-------- SOURCE DATA

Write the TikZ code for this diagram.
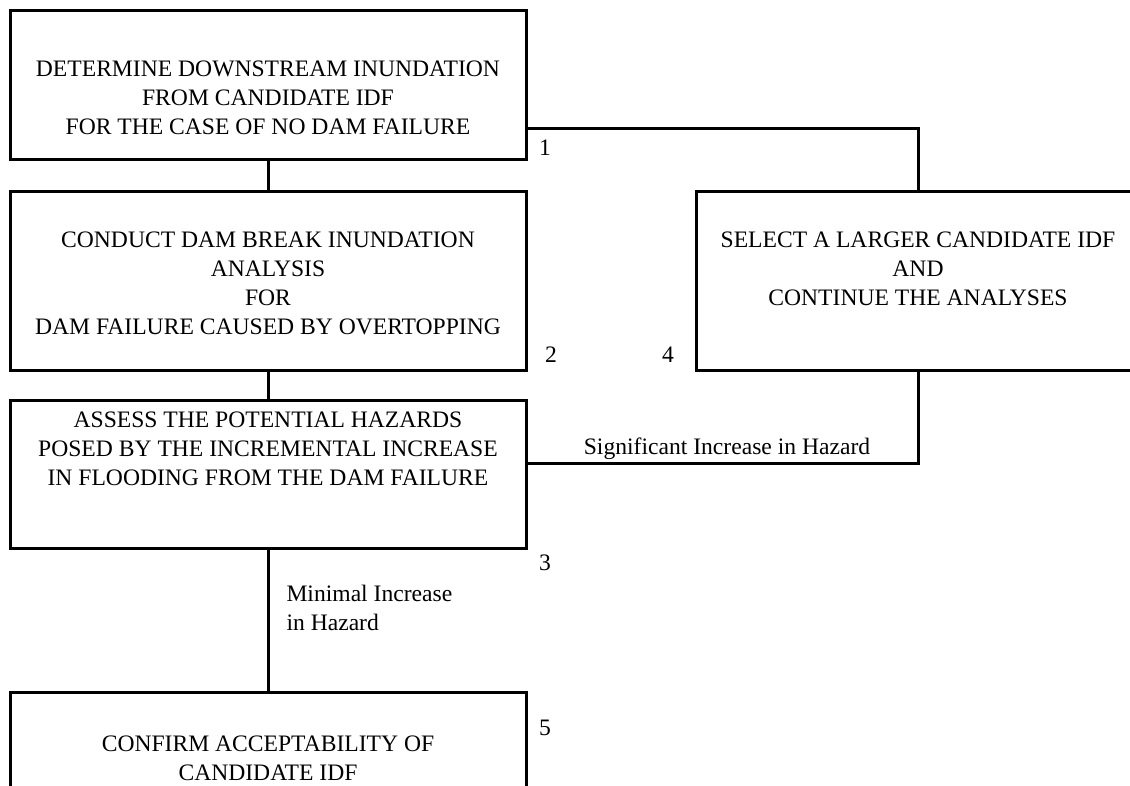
\documentclass[tikz,border=0pt]{standalone}
\usepackage{fontspec}
\setmainfont{LiberationSerif}[Extension=.ttf, UprightFont=*-Regular, Ligatures=TeX]
\usetikzlibrary{positioning}

\begin{document}
\begin{tikzpicture}[x=0.5pt, y=-0.5pt, line width=1.5pt,
        box/.style = {draw=black, rectangle, minimum width=258pt, inner sep=0pt},
        txt/.style = {align=center, font=\fontsize{11.8}{14.5}\selectfont, inner sep=0pt},
        note/.style = {align=left, font=\fontsize{11.8}{14.5}\selectfont, inner sep=0pt}]
    \clip (0,0) rectangle (1130,786);
    \useasboundingbox (0,0) rectangle (1130,786);
    \node[box, minimum height=74.5pt] (b1) at (268,85.5) {};
    \node[box, minimum height=89pt] (b2) at (268,281) {};
    \node[box, minimum height=74pt] (b3) at (268,474) {};
    \node[box, minimum height=74pt] (b5) at (268,766) {};
    \node[box, minimum width=221.5pt, minimum height=89pt] (b4) at (918,281) {};
    \node[txt] (t1) at (268,98) {DETERMINE DOWNSTREAM INUNDATION\\FROM CANDIDATE IDF\\FOR THE CASE OF NO DAM FAILURE};
    \node[txt] (t2) at (268,283) {CONDUCT DAM BREAK INUNDATION\\ANALYSIS\\FOR\\DAM FAILURE CAUSED BY OVERTOPPING};
    \node[txt] (t3) at (268,449) {ASSESS THE POTENTIAL HAZARDS\\POSED BY THE INCREMENTAL INCREASE\\IN FLOODING FROM THE DAM FAILURE};
    \node[txt] (t4) at (918,269) {SELECT A LARGER CANDIDATE IDF\\AND\\CONTINUE THE ANALYSES};
    \node[txt] (t5) at (268,758) {CONFIRM ACCEPTABILITY OF\\CANDIDATE IDF};
    \node[txt] (n1) at (545,148) {1};
    \node[txt] (n2) at (551,355) {2};
    \node[txt] (n3) at (545,563) {3};
    \node[txt] (n4) at (668,355) {4};
    \node[txt] (n5) at (545,728) {5};
    \node[txt] (sig) at (727,449) {Significant Increase in Hazard};
    \node[note, anchor=west] (min) at (285,608) {Minimal Increase\\in Hazard};
    \draw (b1) -- (b2);
    \draw (b2) -- (b3);
    \draw (b3) -- (b5);
    \draw (b1.east |- 0,129) -| (b4.north);
    \draw (b3.east |- 0,463) -| (b4.south);
\end{tikzpicture}
\end{document}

----------------

» TO DO
Reproduce the data above in full, exactly as it is, with the pictures left out.

» FINISHED TASK
Write the TikZ code for this diagram.
\documentclass[tikz,border=0pt]{standalone}
\usepackage{fontspec}
\setmainfont{LiberationSerif}[Extension=.ttf, UprightFont=*-Regular, Ligatures=TeX]
\usetikzlibrary{positioning}

\begin{document}
\begin{tikzpicture}[x=0.5pt, y=-0.5pt, line width=1.5pt,
        box/.style = {draw=black, rectangle, minimum width=258pt, inner sep=0pt},
        txt/.style = {align=center, font=\fontsize{11.8}{14.5}\selectfont, inner sep=0pt},
        note/.style = {align=left, font=\fontsize{11.8}{14.5}\selectfont, inner sep=0pt}]
    \clip (0,0) rectangle (1130,786);
    \useasboundingbox (0,0) rectangle (1130,786);
    \node[box, minimum height=74.5pt] (b1) at (268,85.5) {};
    \node[box, minimum height=89pt] (b2) at (268,281) {};
    \node[box, minimum height=74pt] (b3) at (268,474) {};
    \node[box, minimum height=74pt] (b5) at (268,766) {};
    \node[box, minimum width=221.5pt, minimum height=89pt] (b4) at (918,281) {};
    \node[txt] (t1) at (268,98) {DETERMINE DOWNSTREAM INUNDATION\\FROM CANDIDATE IDF\\FOR THE CASE OF NO DAM FAILURE};
    \node[txt] (t2) at (268,283) {CONDUCT DAM BREAK INUNDATION\\ANALYSIS\\FOR\\DAM FAILURE CAUSED BY OVERTOPPING};
    \node[txt] (t3) at (268,449) {ASSESS THE POTENTIAL HAZARDS\\POSED BY THE INCREMENTAL INCREASE\\IN FLOODING FROM THE DAM FAILURE};
    \node[txt] (t4) at (918,269) {SELECT A LARGER CANDIDATE IDF\\AND\\CONTINUE THE ANALYSES};
    \node[txt] (t5) at (268,758) {CONFIRM ACCEPTABILITY OF\\CANDIDATE IDF};
    \node[txt] (n1) at (545,148) {1};
    \node[txt] (n2) at (551,355) {2};
    \node[txt] (n3) at (545,563) {3};
    \node[txt] (n4) at (668,355) {4};
    \node[txt] (n5) at (545,728) {5};
    \node[txt] (sig) at (727,449) {Significant Increase in Hazard};
    \node[note, anchor=west] (min) at (285,608) {Minimal Increase\\in Hazard};
    \draw (b1) -- (b2);
    \draw (b2) -- (b3);
    \draw (b3) -- (b5);
    \draw (b1.east |- 0,129) -| (b4.north);
    \draw (b3.east |- 0,463) -| (b4.south);
\end{tikzpicture}
\end{document}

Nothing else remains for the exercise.